According to Forcellino, moreover, the statue originally had not only a frontal gaze, but also the two feet together; therefore, the artist would have intervened in the lower area as well, bending one leg in search of a more complex internal spatiality of the sculpture. And the depth of the bending of that leg, which makes the movement so powerful, should be read as a consequence of the fact that in the left area of the already sculpted marble block, it would not have been possible to find space for the new foot to be made, except in a very backward position.

Even the obvious dimensional difference between the two knees, treated by Michelangelo with the addition of a crease running through the robe above the smaller left knee, and “distracting” the viewer, would derive from the limitations of the block already ahead in the carving.

Similarly, the course of the much-debated and admired beard, dragged to the right by the index finger, is argued: it would have been designed in this way to cope with the shortage of marble. On the left, in fact, where the thick mass should end following the turning of the head, we see a single lock, moreover very crushed, because the marble would have already been worked down to the robe.

It would remain to be explained, however, why Michelangelo decided to return to his work more than twenty years later and modify it so radically. Whether he really wanted to recall, through that turning of the head, the moment when the gaze of the Jewish leader rests on his people intent on worshipping the idol?

Forcellino and later also the art historian Cristoph L. Frommel hypothesized that the sculptor, by turning the head of his Moses, had intended to ensure that the statue’s gaze would no longer rest on the altar containing the chains with which, according to tradition, St. Peter was imprisoned (the “bonds” from which the church’s name derives), alleged relics, the veneration of which Michelangelo would have considered mere religious superstition.

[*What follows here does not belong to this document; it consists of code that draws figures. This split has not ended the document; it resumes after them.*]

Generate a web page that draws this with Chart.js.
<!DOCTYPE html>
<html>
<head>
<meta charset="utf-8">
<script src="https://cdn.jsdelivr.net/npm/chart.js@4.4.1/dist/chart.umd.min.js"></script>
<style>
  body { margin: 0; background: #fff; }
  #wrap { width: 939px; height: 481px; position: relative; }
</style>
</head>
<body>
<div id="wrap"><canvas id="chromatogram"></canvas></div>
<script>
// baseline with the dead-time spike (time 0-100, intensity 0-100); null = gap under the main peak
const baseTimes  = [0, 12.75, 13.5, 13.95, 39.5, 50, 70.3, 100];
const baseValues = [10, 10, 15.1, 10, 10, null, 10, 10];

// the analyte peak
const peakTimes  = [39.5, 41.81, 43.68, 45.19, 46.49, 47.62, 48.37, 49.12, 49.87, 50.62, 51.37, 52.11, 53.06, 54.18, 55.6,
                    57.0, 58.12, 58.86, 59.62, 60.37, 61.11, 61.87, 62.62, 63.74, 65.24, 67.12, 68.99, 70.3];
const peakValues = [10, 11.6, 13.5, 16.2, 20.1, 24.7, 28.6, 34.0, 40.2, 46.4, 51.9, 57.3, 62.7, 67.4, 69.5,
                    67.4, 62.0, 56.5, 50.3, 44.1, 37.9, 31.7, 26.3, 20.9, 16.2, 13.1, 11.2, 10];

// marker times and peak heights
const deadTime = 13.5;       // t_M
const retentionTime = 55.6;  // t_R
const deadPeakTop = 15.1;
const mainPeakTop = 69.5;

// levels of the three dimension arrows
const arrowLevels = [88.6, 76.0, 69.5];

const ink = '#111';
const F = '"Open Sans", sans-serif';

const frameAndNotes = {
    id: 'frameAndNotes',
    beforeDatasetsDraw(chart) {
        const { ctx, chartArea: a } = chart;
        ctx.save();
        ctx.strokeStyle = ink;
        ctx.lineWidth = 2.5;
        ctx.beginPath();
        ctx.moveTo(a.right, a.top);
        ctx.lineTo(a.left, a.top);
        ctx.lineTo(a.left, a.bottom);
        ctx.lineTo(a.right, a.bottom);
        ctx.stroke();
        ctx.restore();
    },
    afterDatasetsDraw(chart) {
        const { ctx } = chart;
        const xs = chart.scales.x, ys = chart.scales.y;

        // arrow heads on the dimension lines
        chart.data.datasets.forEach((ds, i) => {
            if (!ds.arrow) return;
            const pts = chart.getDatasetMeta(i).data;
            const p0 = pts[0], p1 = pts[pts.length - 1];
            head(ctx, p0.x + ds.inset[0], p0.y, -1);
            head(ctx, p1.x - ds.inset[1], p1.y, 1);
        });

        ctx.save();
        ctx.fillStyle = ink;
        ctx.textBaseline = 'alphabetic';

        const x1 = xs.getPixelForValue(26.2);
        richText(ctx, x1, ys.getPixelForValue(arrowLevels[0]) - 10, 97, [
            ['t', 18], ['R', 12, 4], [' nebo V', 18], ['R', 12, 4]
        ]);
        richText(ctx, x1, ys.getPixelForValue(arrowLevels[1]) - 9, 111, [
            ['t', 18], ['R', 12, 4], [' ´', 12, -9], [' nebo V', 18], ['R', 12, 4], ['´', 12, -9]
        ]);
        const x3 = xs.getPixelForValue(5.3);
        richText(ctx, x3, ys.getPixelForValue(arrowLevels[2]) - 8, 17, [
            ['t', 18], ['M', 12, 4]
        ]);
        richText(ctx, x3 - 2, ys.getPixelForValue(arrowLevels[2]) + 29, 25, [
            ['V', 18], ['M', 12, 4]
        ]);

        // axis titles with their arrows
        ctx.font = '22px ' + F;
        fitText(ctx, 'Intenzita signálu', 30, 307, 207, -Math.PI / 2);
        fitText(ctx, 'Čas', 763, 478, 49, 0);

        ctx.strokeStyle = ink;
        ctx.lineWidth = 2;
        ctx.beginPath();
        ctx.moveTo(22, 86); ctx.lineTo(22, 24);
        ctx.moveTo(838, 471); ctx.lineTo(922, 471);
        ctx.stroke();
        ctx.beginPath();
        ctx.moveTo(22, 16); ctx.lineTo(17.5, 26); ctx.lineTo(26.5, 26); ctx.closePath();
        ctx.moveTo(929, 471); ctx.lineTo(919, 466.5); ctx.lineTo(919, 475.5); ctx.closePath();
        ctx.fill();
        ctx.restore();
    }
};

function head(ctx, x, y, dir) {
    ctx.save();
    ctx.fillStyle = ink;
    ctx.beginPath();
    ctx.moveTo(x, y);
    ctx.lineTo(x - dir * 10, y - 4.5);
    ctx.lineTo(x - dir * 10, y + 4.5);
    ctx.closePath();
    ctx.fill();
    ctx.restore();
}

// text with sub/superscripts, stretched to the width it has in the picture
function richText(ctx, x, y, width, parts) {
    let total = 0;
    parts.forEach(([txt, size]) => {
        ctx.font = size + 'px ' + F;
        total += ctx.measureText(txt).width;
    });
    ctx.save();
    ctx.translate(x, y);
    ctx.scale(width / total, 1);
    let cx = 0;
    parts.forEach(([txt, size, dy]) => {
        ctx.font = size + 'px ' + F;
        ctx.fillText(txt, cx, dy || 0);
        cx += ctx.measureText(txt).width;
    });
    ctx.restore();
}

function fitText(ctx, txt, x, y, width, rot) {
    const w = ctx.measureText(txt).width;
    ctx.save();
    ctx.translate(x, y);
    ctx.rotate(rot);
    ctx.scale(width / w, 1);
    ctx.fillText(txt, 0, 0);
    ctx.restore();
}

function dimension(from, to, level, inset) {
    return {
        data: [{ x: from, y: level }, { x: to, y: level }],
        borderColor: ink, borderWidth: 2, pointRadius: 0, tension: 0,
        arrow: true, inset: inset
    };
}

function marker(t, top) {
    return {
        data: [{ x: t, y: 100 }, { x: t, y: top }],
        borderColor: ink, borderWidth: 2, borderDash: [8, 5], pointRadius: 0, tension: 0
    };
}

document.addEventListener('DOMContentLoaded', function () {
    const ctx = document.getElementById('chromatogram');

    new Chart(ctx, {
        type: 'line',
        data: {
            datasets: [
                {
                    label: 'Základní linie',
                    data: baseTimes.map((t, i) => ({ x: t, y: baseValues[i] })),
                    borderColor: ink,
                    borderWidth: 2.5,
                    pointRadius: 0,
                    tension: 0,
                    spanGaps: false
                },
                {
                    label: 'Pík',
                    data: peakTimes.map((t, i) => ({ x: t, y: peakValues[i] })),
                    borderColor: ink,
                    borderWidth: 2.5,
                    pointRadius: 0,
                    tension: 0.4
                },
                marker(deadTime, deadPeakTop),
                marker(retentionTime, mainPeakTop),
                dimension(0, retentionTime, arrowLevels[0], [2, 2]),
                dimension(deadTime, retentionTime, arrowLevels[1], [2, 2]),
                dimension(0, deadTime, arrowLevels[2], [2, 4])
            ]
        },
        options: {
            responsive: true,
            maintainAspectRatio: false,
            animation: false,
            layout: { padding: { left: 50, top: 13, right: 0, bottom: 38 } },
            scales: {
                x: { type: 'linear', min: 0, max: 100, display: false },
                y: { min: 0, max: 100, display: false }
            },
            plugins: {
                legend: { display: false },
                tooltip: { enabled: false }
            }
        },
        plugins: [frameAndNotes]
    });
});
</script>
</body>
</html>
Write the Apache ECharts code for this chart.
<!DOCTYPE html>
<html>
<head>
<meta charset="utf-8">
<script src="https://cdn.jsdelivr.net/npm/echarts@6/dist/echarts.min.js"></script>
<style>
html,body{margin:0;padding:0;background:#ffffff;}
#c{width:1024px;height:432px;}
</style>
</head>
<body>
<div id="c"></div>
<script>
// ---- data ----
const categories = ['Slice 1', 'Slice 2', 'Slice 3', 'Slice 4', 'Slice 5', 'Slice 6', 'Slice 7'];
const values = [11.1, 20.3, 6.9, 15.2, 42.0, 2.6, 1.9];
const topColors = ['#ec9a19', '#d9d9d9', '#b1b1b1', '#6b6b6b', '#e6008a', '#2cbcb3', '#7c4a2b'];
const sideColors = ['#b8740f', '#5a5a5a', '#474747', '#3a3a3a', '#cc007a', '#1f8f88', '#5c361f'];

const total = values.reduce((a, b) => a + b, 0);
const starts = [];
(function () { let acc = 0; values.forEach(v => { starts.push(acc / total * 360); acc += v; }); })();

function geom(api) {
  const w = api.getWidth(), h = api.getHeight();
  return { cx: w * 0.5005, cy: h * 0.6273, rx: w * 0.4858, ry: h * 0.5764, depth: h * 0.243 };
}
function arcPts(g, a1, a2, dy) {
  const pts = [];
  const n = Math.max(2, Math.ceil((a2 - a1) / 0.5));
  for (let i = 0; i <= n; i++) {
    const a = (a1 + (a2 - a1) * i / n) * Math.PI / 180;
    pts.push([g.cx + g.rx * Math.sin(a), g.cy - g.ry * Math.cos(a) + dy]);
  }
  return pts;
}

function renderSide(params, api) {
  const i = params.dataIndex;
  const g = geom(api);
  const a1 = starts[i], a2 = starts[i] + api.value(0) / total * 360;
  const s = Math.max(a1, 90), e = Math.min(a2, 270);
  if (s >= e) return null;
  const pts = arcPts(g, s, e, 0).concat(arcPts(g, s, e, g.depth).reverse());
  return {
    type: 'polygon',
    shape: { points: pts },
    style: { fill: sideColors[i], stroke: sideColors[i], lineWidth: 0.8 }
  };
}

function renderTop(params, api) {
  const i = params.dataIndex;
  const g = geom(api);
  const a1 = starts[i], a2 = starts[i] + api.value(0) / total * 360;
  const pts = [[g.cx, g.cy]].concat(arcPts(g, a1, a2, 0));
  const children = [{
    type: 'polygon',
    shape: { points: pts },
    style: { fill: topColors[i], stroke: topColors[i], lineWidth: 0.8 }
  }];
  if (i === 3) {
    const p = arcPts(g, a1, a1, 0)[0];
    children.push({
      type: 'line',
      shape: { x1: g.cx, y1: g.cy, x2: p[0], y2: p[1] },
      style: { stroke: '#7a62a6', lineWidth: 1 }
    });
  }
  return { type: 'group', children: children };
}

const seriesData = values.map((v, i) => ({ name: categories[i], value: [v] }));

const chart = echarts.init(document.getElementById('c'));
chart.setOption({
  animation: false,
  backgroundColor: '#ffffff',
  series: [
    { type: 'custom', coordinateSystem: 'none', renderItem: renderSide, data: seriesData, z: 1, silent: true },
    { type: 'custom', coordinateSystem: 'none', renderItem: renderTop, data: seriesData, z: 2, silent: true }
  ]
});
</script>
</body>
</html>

The restorer then notes that with such a twist the statue was also able to intercept the light from the window on the left that illuminated its face, a particularly significant fact if one takes into account that the two conspicuous horns on its head stand for the very rays of divine illumination. The window in question was unfortunately closed later, but thanks to light-designer Mario Nanni, who in 2017 devised a special LED lighting system diversified for four times, it was possible to recover, on the precious marbles, the original effect of the natural light of the various phases of the day (dawn, noon, dusk, twilight).

Moreover, the posture we see today certainly allowed the statue to gain in strength and liveliness compared to a hypothetical initial frontal arrangement.

In conclusion, Michelangelo materialized a powerful and ambiguous presence, and it is precisely the accuracy of the analysis of the effects generated by its disturbingly dense vitality on the observer that still constitutes, beyond the outcomes of subsequent studies, the most significant merit of Sigmund Freud’s contribution.

In 1545, the decades-long affair of the papal burial came to a conclusion; the tomb lacked the grandeur and decorative richness that should have characterized it, and yet it still constitutes a fundamental moment in the production of the great Tuscan artist and, more generally, in the context of Renaissance art, especially by virtue of the vigorous sculptural depiction of the legislator of the people of Israel.